- **Set exercise**
Copy out each line of the material in which the word "chart" appears.

..........

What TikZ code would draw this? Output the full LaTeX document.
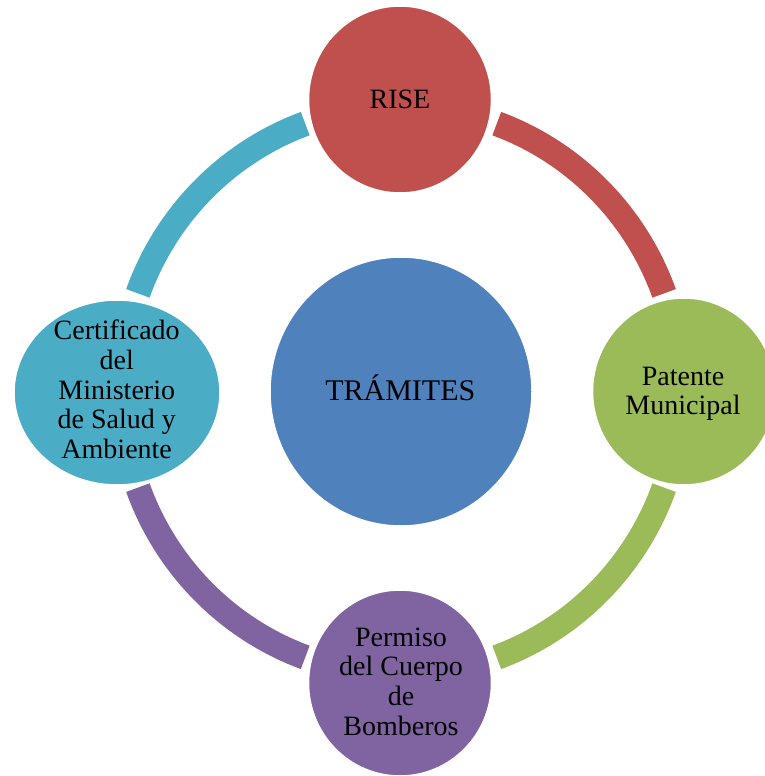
\documentclass[tikz,border=0pt]{standalone}
\usepackage{fontspec}
\setmainfont{Liberation Serif}
\usetikzlibrary{shapes.geometric}
\definecolor{cRed}{HTML}{C0504D}
\definecolor{cGreen}{HTML}{9BBB59}
\definecolor{cPurple}{HTML}{8064A2}
\definecolor{cTeal}{HTML}{4BACC6}
\definecolor{cBlue}{HTML}{4F81BD}
\begin{document}
\begin{tikzpicture}[x=1pt,y=1pt,
  bubble/.style={ellipse, inner sep=0pt, draw=white, line width=1.5pt},
  ringarc/.style={line width=25pt, line cap=butt},
  lbl/.style={font=\fontsize{28}{29.75}\selectfont, align=center, text=black, inner sep=0pt}]
\useasboundingbox (0,0) rectangle (765,-776);
\clip (0,0) rectangle (765,-776);
\coordinate (ringc) at (401,-390.5);
% ring segments
\draw[ringarc, cRed]    ([shift={(20:280 and 284)}]ringc)  arc[start angle=20,  end angle=70,  x radius=280, y radius=284];
\draw[ringarc, cTeal]   ([shift={(110:280 and 284)}]ringc) arc[start angle=110, end angle=160, x radius=280, y radius=284];
\draw[ringarc, cPurple] ([shift={(200:280 and 284)}]ringc) arc[start angle=200, end angle=250, x radius=280, y radius=284];
\draw[ringarc, cGreen]  ([shift={(290:280 and 284)}]ringc) arc[start angle=290, end angle=340, x radius=280, y radius=284];
% circles
\node[bubble, fill=cBlue,   minimum width=262pt, minimum height=269pt] (tram) at (401,-391.5) {};
\node[bubble, fill=cRed,    minimum width=183pt, minimum height=187pt] (rise) at (400,-99.5) {};
\node[bubble, fill=cGreen,  minimum width=183pt, minimum height=187pt] (pat)  at (684,-391.5) {};
\node[bubble, fill=cPurple, minimum width=183pt, minimum height=186pt] (bomb) at (400,-683) {};
\node[bubble, fill=cTeal,   minimum width=206pt, minimum height=185pt] (cert) at (117,-392.5) {};
% labels
\node[lbl] (riseT) at (400,-99) {RISE};
\node[lbl, font=\fontsize{30}{32}\selectfont] (tramT) at (400.3,-387.3) {TRÁMITES};
\node[lbl] (patT) at (683,-393.8) {Patente\\Municipal};
\node[lbl] (certT) at (116.7,-389.3) {Certificado\\del\\Ministerio\\de Salud y\\Ambiente};
\node[lbl] (bombT) at (401,-681.5) {Permiso\\del Cuerpo\\de\\Bomberos};
\end{tikzpicture}
\end{document}
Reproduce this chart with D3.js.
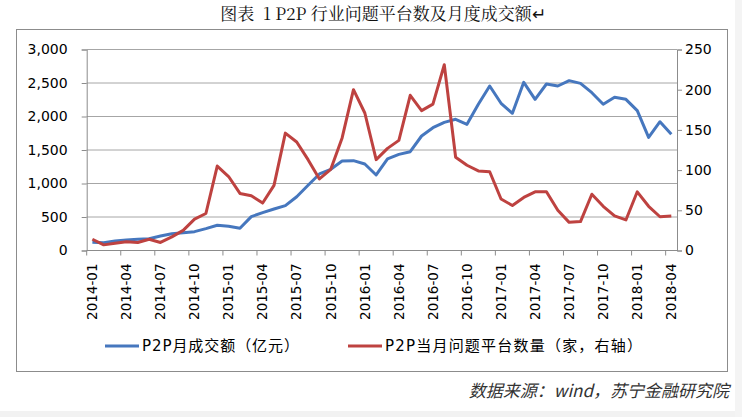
<!DOCTYPE html>
<html>
<head>
<meta charset="utf-8">
<script src="https://cdn.jsdelivr.net/npm/d3@7"></script>
<style>
  html, body { margin: 0; padding: 0; background: #ffffff; }
  svg { display: block; }
</style>
</head>
<body>
<div id="chart"></div>
<script>
// Month categories 2014-01 .. 2018-04
const months = d3.timeMonths(new Date(2014, 0, 1), new Date(2018, 4, 1)).map(d3.timeFormat("%Y-%m"));

// P2P monthly volume (亿元), left axis
const volume = [
  122, 116, 142, 157, 167, 176, 216, 251, 266, 281, 326, 376,
  361, 331, 505, 565, 619, 669, 803, 973, 1142, 1212, 1336, 1341,
  1291, 1127, 1366, 1435, 1475, 1709, 1833, 1913, 1958, 1883, 2182, 2455,
  2197, 2048, 2510, 2256, 2485, 2455, 2535, 2495, 2355, 2182, 2286, 2256,
  2087, 1689, 1922, 1734
];

// problem platforms per month (家), right axis
const problems = [
  14, 7, 9, 11, 10, 14, 10, 17, 25, 39, 46, 105,
  92, 71, 68, 59, 81, 146, 135, 113, 89, 101, 140, 200,
  171, 113, 127, 137, 193, 174, 182, 231, 116, 106, 99, 98,
  64, 56, 66, 73, 73, 50, 35, 36, 70, 55, 43, 38,
  73, 55, 42, 43
];

const leftTicks = [0, 500, 1000, 1500, 2000, 2500, 3000];
const rightTicks = [0, 50, 100, 150, 200, 250];

const seriesNames = ["P2P月成交额（亿元）", "P2P当月问题平台数量（家，右轴）"];
const colors = ["#4677be", "#be4240"];

const W = 742, H = 417;
const plot = { left: 86.7, right: 677, top: 49.5, bottom: 250.5 };
const latin = "'DejaVu Sans', 'Noto Sans CJK SC', sans-serif";

const svg = d3.select("#chart").append("svg")
  .attr("width", W)
  .attr("height", H);

// page background strips
svg.append("rect").attr("x", 0).attr("y", 411).attr("width", W).attr("height", H - 411).attr("fill", "#f2f2f2");
svg.append("rect").attr("x", 735).attr("y", 0).attr("width", W - 735).attr("height", H).attr("fill", "#f4f4f4");

// title
svg.append("text")
  .attr("x", 383)
  .attr("y", 20)
  .attr("text-anchor", "middle")
  .style("font-family", "'Noto Serif CJK SC', 'Noto Sans CJK SC', serif")
  .style("font-size", "17px")
  .style("fill", "#111")
  .attr("xml:space", "preserve")
  .text("图表  1 P2P 行业问题平台数及月度成交额↵");

// chart frame
svg.append("rect")
  .attr("x", 16.5).attr("y", 29.5)
  .attr("width", 711).attr("height", 342)
  .attr("fill", "#fff")
  .attr("stroke", "#8c8c8c");

const x = d3.scaleBand().domain(months).range([plot.left, plot.right]);
const yL = d3.scaleLinear().domain([0, 3000]).range([plot.bottom, plot.top]);
const yR = d3.scaleLinear().domain([0, 250]).range([plot.bottom, plot.top]);

// gridlines
svg.append("g")
  .selectAll("line")
  .data(leftTicks.slice(1))
  .enter().append("line")
  .attr("x1", plot.left).attr("x2", plot.right)
  .attr("y1", d => yL(d)).attr("y2", d => yL(d))
  .attr("stroke", "#a6a6a6")
  .attr("stroke-width", 1);

// left axis
const axL = svg.append("g")
  .attr("transform", `translate(${plot.left},0)`)
  .call(d3.axisLeft(yL).tickValues(leftTicks).tickFormat(d3.format(",")).tickSize(5).tickPadding(14));
axL.select(".domain").attr("stroke", "#8c8c8c");
axL.selectAll(".tick line").attr("stroke", "#8c8c8c");
axL.selectAll("text").style("font-family", latin).style("font-size", "14px").style("fill", "#000");

// right axis
const axR = svg.append("g")
  .attr("transform", `translate(${plot.right},0)`)
  .call(d3.axisRight(yR).tickValues(rightTicks).tickSize(5).tickPadding(3));
axR.select(".domain").attr("stroke", "#8c8c8c");
axR.selectAll(".tick line").attr("stroke", "#8c8c8c");
axR.selectAll("text").style("font-family", latin).style("font-size", "14px").style("fill", "#000");

// bottom axis: ticks at every third category boundary
const labelMonths = months.filter((m, i) => i % 3 === 0);
const axB = svg.append("g").attr("transform", `translate(0,${plot.bottom})`);
axB.append("line")
  .attr("x1", plot.left).attr("x2", plot.right)
  .attr("stroke", "#8c8c8c");
axB.selectAll(".tk")
  .data(labelMonths)
  .enter().append("line")
  .attr("class", "tk")
  .attr("x1", d => x(d)).attr("x2", d => x(d))
  .attr("y1", 0).attr("y2", 5)
  .attr("stroke", "#8c8c8c");
axB.selectAll(".lbl")
  .data(labelMonths)
  .enter().append("text")
  .attr("class", "lbl")
  .attr("transform", d => `translate(${x(d) + x.bandwidth() / 2},13) rotate(-90)`)
  .attr("dy", "0.35em")
  .attr("text-anchor", "end")
  .style("font-family", latin)
  .style("font-size", "13.5px")
  .style("fill", "#000")
  .text(d => d);

// lines
const cx = i => x(months[i]) + x.bandwidth() / 2;
const lineL = d3.line().x((d, i) => cx(i)).y(d => yL(d));
const lineR = d3.line().x((d, i) => cx(i)).y(d => yR(d));

svg.append("path")
  .datum(volume)
  .attr("d", lineL)
  .attr("fill", "none")
  .attr("stroke", colors[0])
  .attr("stroke-width", 3)
  .attr("stroke-linejoin", "round");

svg.append("path")
  .datum(problems)
  .attr("d", lineR)
  .attr("fill", "none")
  .attr("stroke", colors[1])
  .attr("stroke-width", 3)
  .attr("stroke-linejoin", "round");

// legend
const legendX = [105, 348];
const legendLen = [157, 257];
const legend = svg.selectAll(".legend")
  .data(seriesNames)
  .enter().append("g")
  .attr("class", "legend")
  .attr("transform", (d, i) => `translate(${legendX[i]},346)`);
legend.append("line")
  .attr("x1", 0).attr("x2", 34)
  .attr("stroke", (d, i) => colors[i])
  .attr("stroke-width", 3);
legend.append("text")
  .attr("x", 37)
  .attr("dy", "0.35em")
  .attr("textLength", (d, i) => legendLen[i])
  .attr("lengthAdjust", "spacing")
  .style("font-family", latin)
  .style("font-size", "15px")
  .style("fill", "#000")
  .text(d => d);

// source note
svg.append("text")
  .attr("x", 729)
  .attr("y", 397)
  .attr("text-anchor", "end")
  .style("font-family", "'Noto Sans CJK SC', sans-serif")
  .style("font-style", "italic")
  .style("font-size", "17px")
  .style("fill", "#333")
  .text("数据来源：wind，苏宁金融研究院");
</script>
</body>
</html>
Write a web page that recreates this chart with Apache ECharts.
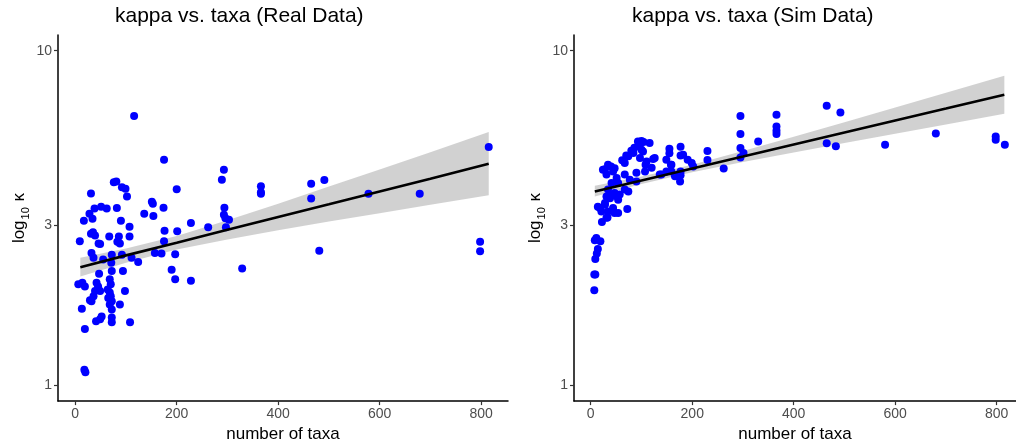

..........

- **Solution to this task**
Reproduce this chart with D3.js.
<div id="chart"></div>
const svg = d3.select("#chart").append("svg")
// chart frame
Write a web page that recreates this chart with Apache ECharts.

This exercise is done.